UK GDP revision implies even bigger productivity plunge
Revised GDP figures show that the 2008-09 recession was significantly deeper than previously thought, implying an even bigger “productivity puzzle” – the apparent mismatch between severe output weakness and a relatively modest loss of employment.
GDP is now estimated to have fallen by 7.1% between the first quarter of 2008 and the second quarter of 2009 versus a previous 6.4% decline between the same starting quarter but a later trough in the third quarter of 2009. The subsequent recovery has been marginally stronger than in the earlier data – 2.8% rather than 2.7% by the second quarter of 2011 – so the latest level of GDP is 0.5% lower than previously thought, relative to the pre-recession peak.
The chart compares the new and old data together with the path of GDP in the previous three recessions and recoveries.

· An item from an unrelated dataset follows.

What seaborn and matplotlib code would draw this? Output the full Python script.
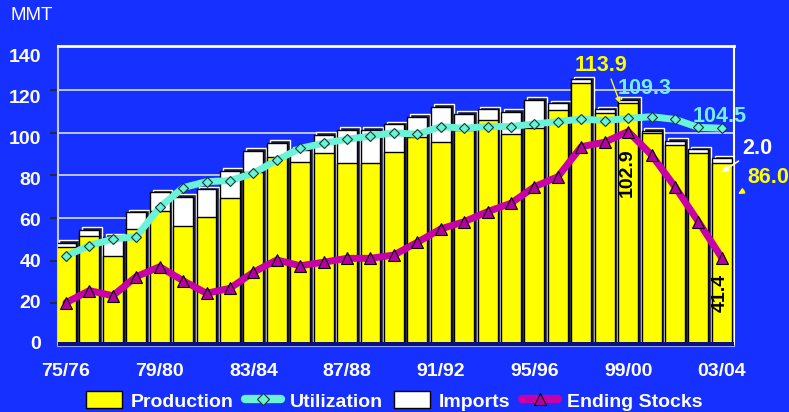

Relative to the peak, GDP in the second quarter of 2011 was 1.6% below the level at the same stage of the recovery in the early 1980s, which followed the second worst recession in the post-war period, involving a 5.9% GDP decline.
The “productivity puzzle” can be illustrated by a comparison with the 1990-91 recession, when GDP and employment (labour force survey measure) fell by 2.5% and 6.3% respectively from peak to trough. While the reported decline in GDP in 2008-09 was nearly three times that in the early 1990s, the employment loss was much smaller, at 2.5%.
A case can be made for excluding oil and gas production when making cross-recession comparisons – rising North Sea output moderated the fall in GDP in the early 1980s. On the revised figures, gross value added excluding oil and gas started to decline one quarter earlier than overall GDP, though bottomed in the same quarter (i.e. the peak occurred in the fourth quarter of 2007, as Northern Rock was imploding). The peak-to-trough drop was 7.1% versus 6.3% over 1979-81. Relative to the peak, non-oil output in the second quarter of 2011 was 0.8% below the level at the same point of the early 1980s recovery. Employment, however, fell by 6.5% over 1979-83.
Some apparent “good news” in today’s figures is an upward revision to average GDP growth in the decade preceding the recession, from 2.8% annualised to 3.1%. This, however, seems mainly to reflect a decision to switch from retail prices to consumer prices in deflating nominal consumer spending. It is debatable whether this represents a methodological improvement, particularly as it has not been possible to implement the change for earlier decades when the CPI was unavailable, thereby distorting long-term GDP growth comparisons.